On Tuesday, Japanese Prime Minister Shinzo Abe announced that Japan will be reinterpreting Japan's official position as a pacifist country, Vox reports. Currently, Japan is only allowed to engage in military combat if it is attacked first. But under the new policy, Japan would be able to in some cases fight for its allies.

The country's commitment to pacifism dates back to 1947, when U.S.-occupied Japan penned Article 9 into the Japanese constitution. That legislation reads: 

Aspiring sincerely to an international peace based on justice and order, the Japanese people forever renounce war as a sovereign right of the nation and the threat or use of force as means of settling international disputes. (2) To accomplish the aim of the preceding paragraph, land, sea, and air forces, as well as other war potential, will never be maintained. The right of belligerency of the state will not be recognized.

After the World War II, the Allies set out to implement new constitutions for several of the Axis nations, the Atlantic reports, supposedly in an effort to prevent such a devastating conflict from ever happening again. As the Atlantic details: 

Article 26 of the German constitution, drafted in 1948, declares that “[a]cts tending to and undertaken with intent to disturb the peaceful relations between nations, especially to prepare for a war of aggression, shall be unconstitutional.” Italy similarly “rejects war as an instrument of aggression against the freedom of other peoples and as a means for the settlement of international disputes” in Article 11 of its post-war constitution. Article 9 of Japan’s constitution, however, goes much further than the others in abolishing militarism.
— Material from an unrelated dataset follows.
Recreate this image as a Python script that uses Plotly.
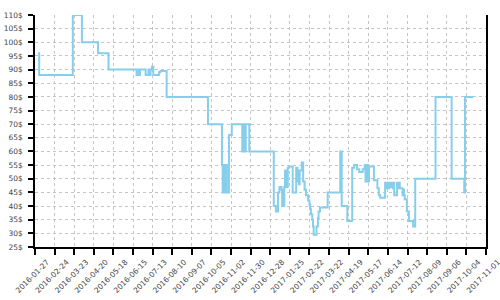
import plotly.graph_objects as go

dates = [
"2016-01-31","2016-02-02","2016-03-21","2016-04-03","2016-04-26","2016-05-11",
"2016-06-20","2016-06-21","2016-06-22","2016-06-23","2016-06-24","2016-06-25",
"2016-07-03","2016-07-07","2016-07-09","2016-07-10","2016-07-12","2016-07-14",
"2016-07-22","2016-07-24","2016-08-02","2016-09-30",
"2016-10-20","2016-10-21","2016-10-22","2016-10-23","2016-10-24","2016-10-25","2016-10-26","2016-10-27",
"2016-10-30","2016-11-03",
"2016-11-18","2016-11-19","2016-11-20","2016-11-21","2016-11-22","2016-11-23","2016-11-28",
"2017-01-02","2017-01-05","2017-01-08","2017-01-10","2017-01-13","2017-01-14","2017-01-15","2017-01-16",
"2017-01-17","2017-01-18","2017-01-19","2017-01-20","2017-01-21","2017-01-22","2017-01-24","2017-01-29",
"2017-02-03","2017-02-05","2017-02-06","2017-02-07","2017-02-08","2017-02-11","2017-02-13","2017-02-15",
"2017-02-17","2017-02-20","2017-02-22","2017-02-23","2017-02-24","2017-02-26","2017-02-27","2017-02-28",
"2017-03-04","2017-03-06","2017-03-07","2017-03-09","2017-03-20","2017-04-07","2017-04-09","2017-04-17",
"2017-04-24","2017-04-27","2017-05-01","2017-05-04","2017-05-09","2017-05-12","2017-05-13","2017-05-14",
"2017-05-15","2017-05-16","2017-05-17","2017-05-18","2017-05-25","2017-05-30","2017-06-01","2017-06-03",
"2017-06-10","2017-06-12","2017-06-13","2017-06-15","2017-06-16","2017-06-18","2017-06-19","2017-06-21",
"2017-06-22","2017-06-23","2017-06-27","2017-06-28","2017-06-29","2017-07-01","2017-07-05","2017-07-06",
"2017-07-07","2017-07-08","2017-07-11","2017-07-14","2017-07-20","2017-07-23","2017-08-21","2017-09-13",
"2017-10-01","2017-10-02","2017-10-14",
]
prices = [
96, 88, 110, 100, 96, 90,
88, 90, 88, 90, 88, 90,
88, 90, 88, 90, 91, 88,
89, 89.5, 80, 70,
55, 45, 55, 45, 55, 45, 55, 45,
66, 70,
60, 70, 60, 70, 60, 70, 60,
40, 38, 45, 47, 46, 40, 46, 40,
47, 53, 47, 53, 47, 54, 54.5, 45,
54, 49, 53, 48, 53, 56, 49, 46,
44, 42, 40.5, 39, 37, 35, 32.5, 29.5,
32.5, 35.5, 38, 39.5, 45, 60, 40, 34.5,
54, 55, 53.5, 52.5, 53.5, 55, 49, 55,
49, 55, 49, 54.5, 49.5, 46.5, 44, 43,
48.5, 46.5, 48.5, 46.5, 48.5, 47, 48.5, 46.5,
48.5, 44, 48.5, 46.5, 48.5, 46.5, 44, 46,
44, 42.5, 38, 34.5, 32.5, 50, 80, 50,
45, 80, 80,
]

x_start = "2016-01-27"
x_end = "2017-11-01 02:00"
y_min, y_max, y_step = 25, 110, 5

font = dict(family="DejaVu Sans", size=7.5, color="#444")
grid = dict(showgrid=True, gridcolor="#c4c4c4", gridwidth=1, griddash="3px,3px")

fig = go.Figure()
fig.add_trace(go.Scatter(x=dates, y=prices, mode="lines", line=dict(shape="hv", color="#87CEEB", width=2),
                         showlegend=False, hoverinfo="skip"))

fig.update_layout(
    width=500, height=300, margin=dict(l=35, r=14, t=15, b=53),
    paper_bgcolor="white", plot_bgcolor="white",
    xaxis=dict(range=[x_start, x_end], tick0=x_start, dtick=28*86400000, tickformat="%Y-%m-%d",
               tickangle=-45, ticks="outside", ticklen=6, tickcolor="black", tickwidth=1.5,
               showline=True, linecolor="black", linewidth=1.5, tickfont=font, automargin=False,
               ticklabelshift=12, ticklabeloverflow="allow", zeroline=False, **grid),
    yaxis=dict(range=[y_min, y_max], tick0=y_min, dtick=y_step, ticksuffix="$",
               ticks="outside", ticklen=5, tickcolor="black", tickwidth=1.5, automargin=False,
               showline=True, linecolor="black", linewidth=1.5, mirror=True, tickfont=font,
               ticklabelstandoff=4, zeroline=False, **grid),
    xaxis2=dict(overlaying="x", anchor="y", side="bottom", range=[x_start, x_end], tick0=x_start,
                dtick=28*86400000, ticks="inside", ticklen=4, tickcolor="black", tickwidth=1.5,
                showticklabels=False, showgrid=False, showline=False, zeroline=False),
    yaxis2=dict(overlaying="y", anchor="x", side="left", range=[y_min, y_max], tick0=y_min, dtick=y_step,
                ticks="inside", ticklen=4, tickcolor="black", tickwidth=1.5,
                showticklabels=False, showgrid=False, showline=False, zeroline=False),
)

fig.write_html("out.html")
In Japan, the constitution has remained the same since its post-WWII drafting. While Japan has pushed the limits of that legislation before—it maintains a military by calling it a "police force," for example, and has deployed unarmed troops to places like Iraq—the new interpretation, if it materializes, would be one of the most significant break from Article 9 to date. Although the majority of Japanese citizens oppose any direct revisions to the constitution, the Diplomat reports, Abe has been "trudging ahead relentlessly," if not for a revision, then for a reinterpretation.